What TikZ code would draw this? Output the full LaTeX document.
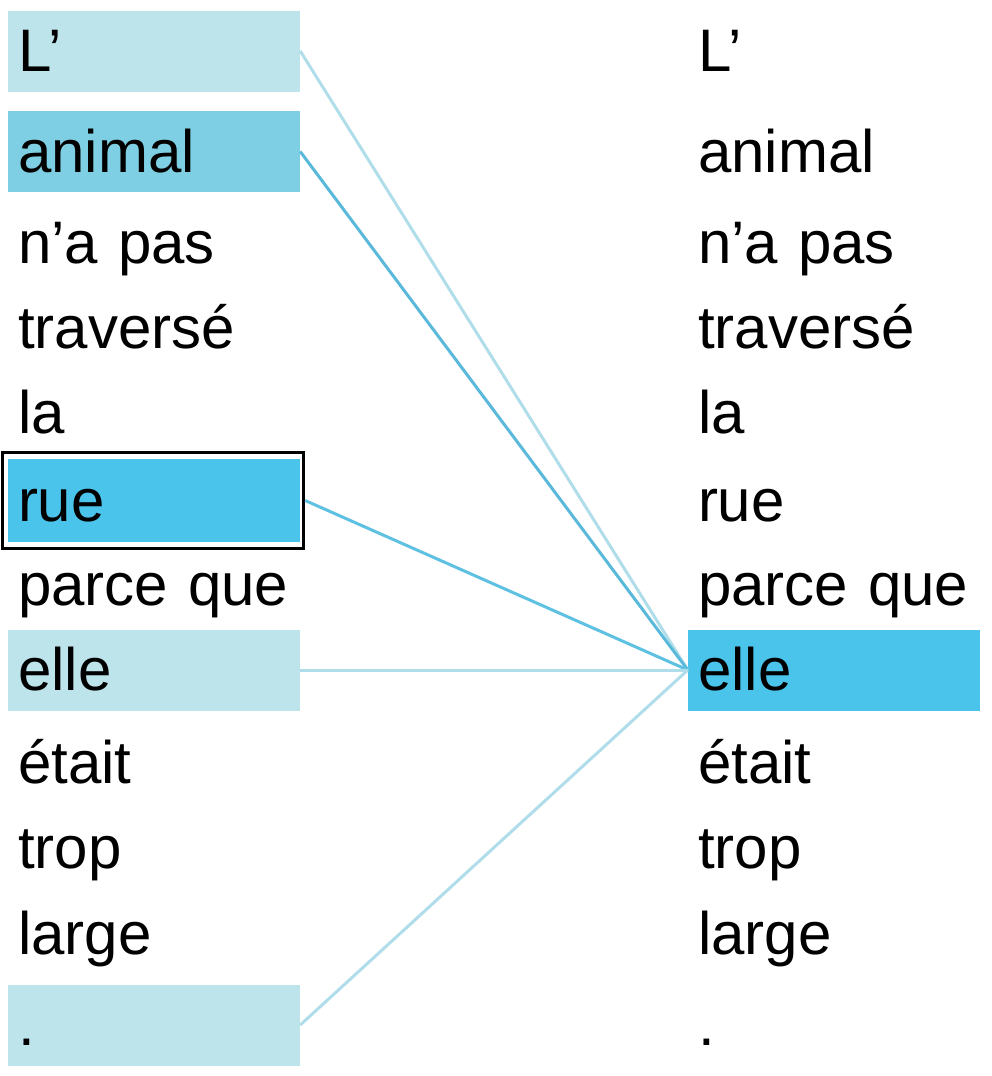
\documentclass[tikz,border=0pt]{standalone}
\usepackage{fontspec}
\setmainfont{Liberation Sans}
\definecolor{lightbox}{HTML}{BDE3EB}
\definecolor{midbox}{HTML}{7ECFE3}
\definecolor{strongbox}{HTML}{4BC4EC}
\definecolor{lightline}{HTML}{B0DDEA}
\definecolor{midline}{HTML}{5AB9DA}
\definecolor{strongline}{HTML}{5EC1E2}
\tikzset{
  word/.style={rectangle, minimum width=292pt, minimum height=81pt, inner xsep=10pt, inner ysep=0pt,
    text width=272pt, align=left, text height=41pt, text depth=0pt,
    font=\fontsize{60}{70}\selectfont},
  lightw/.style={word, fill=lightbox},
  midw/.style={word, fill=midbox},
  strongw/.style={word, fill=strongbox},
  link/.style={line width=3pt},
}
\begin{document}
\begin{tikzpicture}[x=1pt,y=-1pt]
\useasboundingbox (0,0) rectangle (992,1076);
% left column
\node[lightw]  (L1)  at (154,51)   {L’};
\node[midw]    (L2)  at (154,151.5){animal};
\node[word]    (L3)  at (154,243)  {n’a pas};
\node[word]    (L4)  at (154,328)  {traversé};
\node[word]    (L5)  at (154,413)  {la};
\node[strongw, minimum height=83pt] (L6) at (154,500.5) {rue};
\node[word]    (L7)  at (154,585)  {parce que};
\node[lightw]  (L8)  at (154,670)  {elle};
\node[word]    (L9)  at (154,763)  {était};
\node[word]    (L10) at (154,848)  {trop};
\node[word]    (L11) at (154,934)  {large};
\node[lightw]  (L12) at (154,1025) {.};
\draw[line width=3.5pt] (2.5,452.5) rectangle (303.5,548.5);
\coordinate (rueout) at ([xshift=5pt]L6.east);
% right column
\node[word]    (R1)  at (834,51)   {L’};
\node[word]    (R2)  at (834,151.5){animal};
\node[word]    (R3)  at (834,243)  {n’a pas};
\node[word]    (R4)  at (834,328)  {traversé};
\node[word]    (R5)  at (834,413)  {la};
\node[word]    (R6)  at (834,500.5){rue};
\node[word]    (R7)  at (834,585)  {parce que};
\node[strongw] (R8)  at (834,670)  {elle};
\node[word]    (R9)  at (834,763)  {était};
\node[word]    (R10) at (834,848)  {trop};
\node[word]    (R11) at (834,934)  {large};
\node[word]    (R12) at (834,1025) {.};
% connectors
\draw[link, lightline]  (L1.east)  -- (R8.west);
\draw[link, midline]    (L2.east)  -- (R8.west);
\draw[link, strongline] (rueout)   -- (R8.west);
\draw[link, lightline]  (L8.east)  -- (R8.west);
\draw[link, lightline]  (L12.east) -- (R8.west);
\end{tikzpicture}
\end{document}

§ What is expected: Please write out all the data again word for word, but not the pictures.

§ Problem solution:
What TikZ code would draw this? Output the full LaTeX document.
\documentclass[tikz,border=0pt]{standalone}
\usepackage{fontspec}
\setmainfont{Liberation Sans}
\definecolor{lightbox}{HTML}{BDE3EB}
\definecolor{midbox}{HTML}{7ECFE3}
\definecolor{strongbox}{HTML}{4BC4EC}
\definecolor{lightline}{HTML}{B0DDEA}
\definecolor{midline}{HTML}{5AB9DA}
\definecolor{strongline}{HTML}{5EC1E2}
\tikzset{
  word/.style={rectangle, minimum width=292pt, minimum height=81pt, inner xsep=10pt, inner ysep=0pt,
    text width=272pt, align=left, text height=41pt, text depth=0pt,
    font=\fontsize{60}{70}\selectfont},
  lightw/.style={word, fill=lightbox},
  midw/.style={word, fill=midbox},
  strongw/.style={word, fill=strongbox},
  link/.style={line width=3pt},
}
\begin{document}
\begin{tikzpicture}[x=1pt,y=-1pt]
\useasboundingbox (0,0) rectangle (992,1076);
% left column
\node[lightw]  (L1)  at (154,51)   {L’};
\node[midw]    (L2)  at (154,151.5){animal};
\node[word]    (L3)  at (154,243)  {n’a pas};
\node[word]    (L4)  at (154,328)  {traversé};
\node[word]    (L5)  at (154,413)  {la};
\node[strongw, minimum height=83pt] (L6) at (154,500.5) {rue};
\node[word]    (L7)  at (154,585)  {parce que};
\node[lightw]  (L8)  at (154,670)  {elle};
\node[word]    (L9)  at (154,763)  {était};
\node[word]    (L10) at (154,848)  {trop};
\node[word]    (L11) at (154,934)  {large};
\node[lightw]  (L12) at (154,1025) {.};
\draw[line width=3.5pt] (2.5,452.5) rectangle (303.5,548.5);
\coordinate (rueout) at ([xshift=5pt]L6.east);
% right column
\node[word]    (R1)  at (834,51)   {L’};
\node[word]    (R2)  at (834,151.5){animal};
\node[word]    (R3)  at (834,243)  {n’a pas};
\node[word]    (R4)  at (834,328)  {traversé};
\node[word]    (R5)  at (834,413)  {la};
\node[word]    (R6)  at (834,500.5){rue};
\node[word]    (R7)  at (834,585)  {parce que};
\node[strongw] (R8)  at (834,670)  {elle};
\node[word]    (R9)  at (834,763)  {était};
\node[word]    (R10) at (834,848)  {trop};
\node[word]    (R11) at (834,934)  {large};
\node[word]    (R12) at (834,1025) {.};
% connectors
\draw[link, lightline]  (L1.east)  -- (R8.west);
\draw[link, midline]    (L2.east)  -- (R8.west);
\draw[link, strongline] (rueout)   -- (R8.west);
\draw[link, lightline]  (L8.east)  -- (R8.west);
\draw[link, lightline]  (L12.east) -- (R8.west);
\end{tikzpicture}
\end{document}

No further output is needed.